→ WHAT YOU NEED TO DO
Scan the records below for the line containing "Emit a LaTeX" and the line containing "(title) at (75,-75)". Copy both, plus every line between, exactly.

→ DATA FOR THE TASK
....
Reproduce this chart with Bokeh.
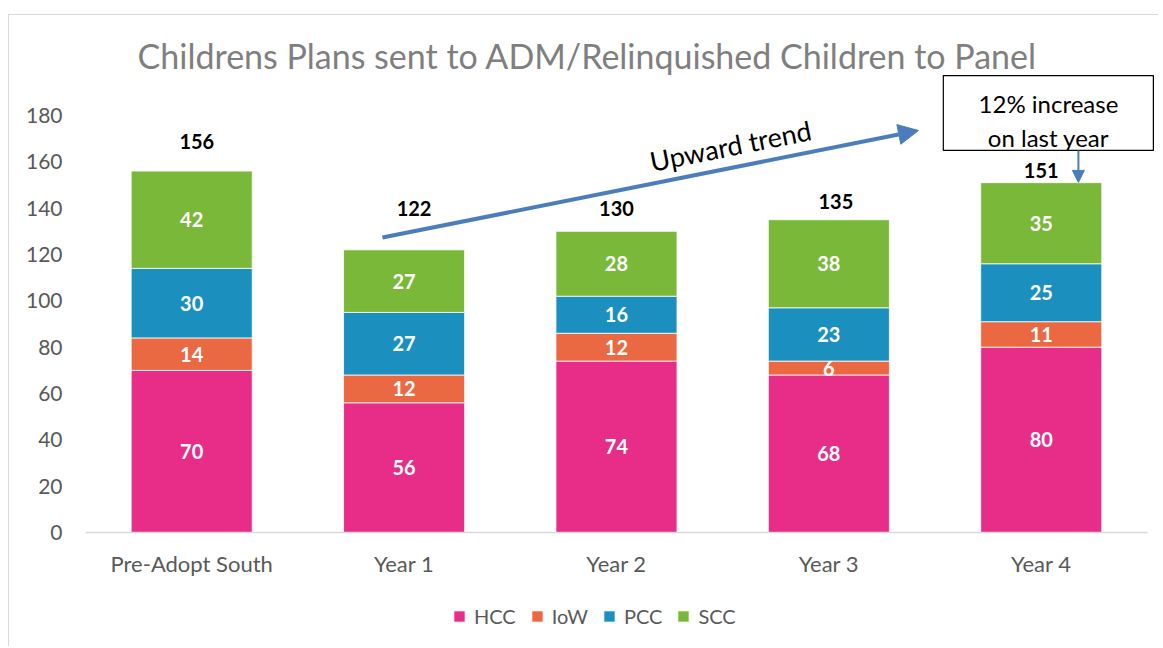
....
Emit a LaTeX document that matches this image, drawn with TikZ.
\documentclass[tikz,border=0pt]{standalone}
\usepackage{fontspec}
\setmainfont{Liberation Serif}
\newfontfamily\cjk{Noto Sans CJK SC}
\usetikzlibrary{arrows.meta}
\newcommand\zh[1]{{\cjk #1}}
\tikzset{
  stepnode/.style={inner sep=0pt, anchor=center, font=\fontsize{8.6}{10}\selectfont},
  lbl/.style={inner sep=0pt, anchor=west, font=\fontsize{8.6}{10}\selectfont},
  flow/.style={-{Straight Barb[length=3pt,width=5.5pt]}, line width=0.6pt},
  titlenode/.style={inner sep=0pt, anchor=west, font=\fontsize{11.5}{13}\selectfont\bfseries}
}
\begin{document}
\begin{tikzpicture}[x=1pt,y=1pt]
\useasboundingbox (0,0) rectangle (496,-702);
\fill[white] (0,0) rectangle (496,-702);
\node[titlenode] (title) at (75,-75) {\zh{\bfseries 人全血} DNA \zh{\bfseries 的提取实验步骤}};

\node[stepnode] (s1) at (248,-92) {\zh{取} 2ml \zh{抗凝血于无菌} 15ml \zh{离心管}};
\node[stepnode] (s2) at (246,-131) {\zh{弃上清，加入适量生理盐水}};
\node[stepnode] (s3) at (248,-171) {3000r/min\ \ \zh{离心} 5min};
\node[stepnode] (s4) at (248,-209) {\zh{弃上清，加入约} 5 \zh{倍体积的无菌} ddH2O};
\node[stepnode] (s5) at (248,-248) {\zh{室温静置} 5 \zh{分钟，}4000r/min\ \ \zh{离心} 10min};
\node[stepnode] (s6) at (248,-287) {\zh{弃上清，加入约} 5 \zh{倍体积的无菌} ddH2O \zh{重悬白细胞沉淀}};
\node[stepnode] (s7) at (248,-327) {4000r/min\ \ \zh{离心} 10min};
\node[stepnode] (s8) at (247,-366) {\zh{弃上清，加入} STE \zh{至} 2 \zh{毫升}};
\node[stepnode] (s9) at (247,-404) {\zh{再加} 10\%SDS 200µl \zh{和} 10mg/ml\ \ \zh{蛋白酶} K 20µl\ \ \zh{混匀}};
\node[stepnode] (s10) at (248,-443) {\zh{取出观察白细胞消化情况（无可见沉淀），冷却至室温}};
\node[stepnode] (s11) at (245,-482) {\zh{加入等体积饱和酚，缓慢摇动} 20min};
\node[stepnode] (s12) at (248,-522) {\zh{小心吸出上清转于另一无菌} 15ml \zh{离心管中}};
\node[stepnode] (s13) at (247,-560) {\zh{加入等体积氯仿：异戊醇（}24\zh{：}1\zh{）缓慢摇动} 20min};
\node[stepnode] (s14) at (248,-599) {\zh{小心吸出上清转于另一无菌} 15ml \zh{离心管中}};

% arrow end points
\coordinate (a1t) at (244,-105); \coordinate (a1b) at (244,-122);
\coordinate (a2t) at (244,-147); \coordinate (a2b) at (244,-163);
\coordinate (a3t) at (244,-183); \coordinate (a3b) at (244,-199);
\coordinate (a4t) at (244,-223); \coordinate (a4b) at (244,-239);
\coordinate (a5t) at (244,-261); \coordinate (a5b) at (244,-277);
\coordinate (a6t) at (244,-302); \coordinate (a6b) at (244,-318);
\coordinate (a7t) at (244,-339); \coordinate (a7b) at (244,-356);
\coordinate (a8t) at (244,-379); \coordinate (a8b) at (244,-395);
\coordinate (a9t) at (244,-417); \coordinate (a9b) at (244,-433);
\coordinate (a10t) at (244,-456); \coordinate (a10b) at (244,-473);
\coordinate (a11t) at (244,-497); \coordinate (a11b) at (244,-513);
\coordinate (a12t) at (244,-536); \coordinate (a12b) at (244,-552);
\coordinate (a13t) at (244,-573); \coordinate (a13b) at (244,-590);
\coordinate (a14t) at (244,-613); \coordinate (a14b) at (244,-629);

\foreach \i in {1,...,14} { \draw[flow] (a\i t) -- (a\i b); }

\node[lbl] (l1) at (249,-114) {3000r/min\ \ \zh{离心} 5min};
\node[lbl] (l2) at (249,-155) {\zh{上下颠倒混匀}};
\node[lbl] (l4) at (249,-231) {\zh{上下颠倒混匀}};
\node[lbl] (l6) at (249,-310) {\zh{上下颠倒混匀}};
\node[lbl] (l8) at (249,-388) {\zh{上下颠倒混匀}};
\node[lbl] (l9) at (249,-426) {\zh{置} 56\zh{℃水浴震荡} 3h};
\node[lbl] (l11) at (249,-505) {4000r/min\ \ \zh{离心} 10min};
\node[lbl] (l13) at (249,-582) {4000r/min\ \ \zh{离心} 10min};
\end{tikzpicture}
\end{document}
....
→ FULL RESPONSE
Emit a LaTeX document that matches this image, drawn with TikZ.
\documentclass[tikz,border=0pt]{standalone}
\usepackage{fontspec}
\setmainfont{Liberation Serif}
\newfontfamily\cjk{Noto Sans CJK SC}
\usetikzlibrary{arrows.meta}
\newcommand\zh[1]{{\cjk #1}}
\tikzset{
  stepnode/.style={inner sep=0pt, anchor=center, font=\fontsize{8.6}{10}\selectfont},
  lbl/.style={inner sep=0pt, anchor=west, font=\fontsize{8.6}{10}\selectfont},
  flow/.style={-{Straight Barb[length=3pt,width=5.5pt]}, line width=0.6pt},
  titlenode/.style={inner sep=0pt, anchor=west, font=\fontsize{11.5}{13}\selectfont\bfseries}
}
\begin{document}
\begin{tikzpicture}[x=1pt,y=1pt]
\useasboundingbox (0,0) rectangle (496,-702);
\fill[white] (0,0) rectangle (496,-702);
\node[titlenode] (title) at (75,-75) {\zh{\bfseries 人全血} DNA \zh{\bfseries 的提取实验步骤}};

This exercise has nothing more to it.